A number of organisational issues must be handled at the level of the partnership, for reasons of effectiveness and efficiency. These concern the distribution of responsibilities and tasks within the partnership (e.g., maintaining the technical facilities of the virtual campus, managing the content of the website, hosting meetings etc). Other issues requiring a collective approach are promotional activities for the expansion of the partnership, selection of new partners, formal agreements, scheduling of the courses in the academic year and regular evaluation of the virtual campus.

Sustainability of the VCSE Virtual Campus model

We expect that the distribution of responsibilities following the principle of subsidiarity as outlined above will result in a sustainable virtual campus model. The pillars of durable success will not be the top-down obligations arising from formal high-level agreements, but the bottom-up assurance of educational quality, financial viability and accessibility to new partners.

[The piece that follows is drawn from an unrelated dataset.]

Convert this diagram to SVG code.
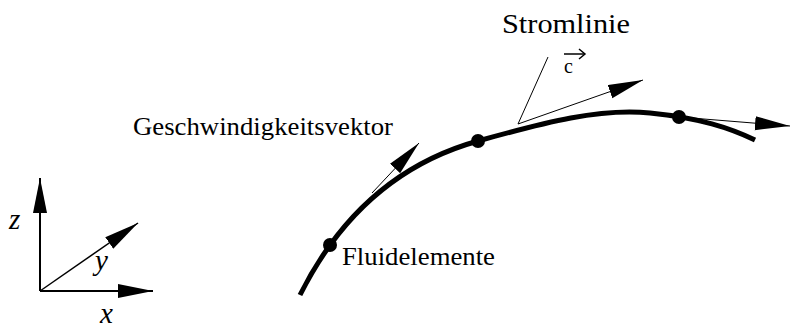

Educational quality is assured through various mechanisms. The VCSE partnership selects and invites promising potential new partners to central demonstration workshops and, based on an evaluation of their presentations and course offerings, invites them to join the VCSE. It is the responsibility of the teaching staff at the home university to decide which VCSE courses they offer to their students. They can base their decision on their personal evaluation of all VCSE courses offered, as they have full access to these courses. For each VCSE course, the participating students fill in evaluation questionnaires, and the outcome is discussed by the partnership and used for course improvement.

The VCSE organizational model minimizes out-of-pocket costs by following a ‘quid pro quo’ approach, based on an exchange of courses, students and know-how on e-learning. External subsidies are only needed to get the virtual campus started, that is, to develop the concept, to form a core group of partners, to develop the virtual campus web and to attract new partners. In principle, the partners are expected to strike a certain balance between incoming and outgoing students and to prevent an excessive teaching or tutoring load, e.g., by setting a maximum to the number of foreign students per course. However, this balance will probably not be maintained very strictly, as in many of the courses offered foreign students are not seen as a burden, but as a necessity to create internationally mixed student teams. By handling course and student-related matters as much as possible at the local level of the host and home universities, respectively, formalities at the level of the virtual campus partnership can be kept to a minimum, which enhances the accessibility to new university partners as well as to students.

The use of open-source software for the virtual campus web, as discussed in more detail in the next section (2.3), contributes to these factors. Educational quality and accessibility are supported by providing new partners with a fully equipped e-learning platform in Moodle for free, including and intranet with extensive collaboration options for educational staff. Open software also allows each partner to contribute to the continuous improvement of the virtual campus web. Financial costs are kept low as there are no user restrictions in terms of time and quantity.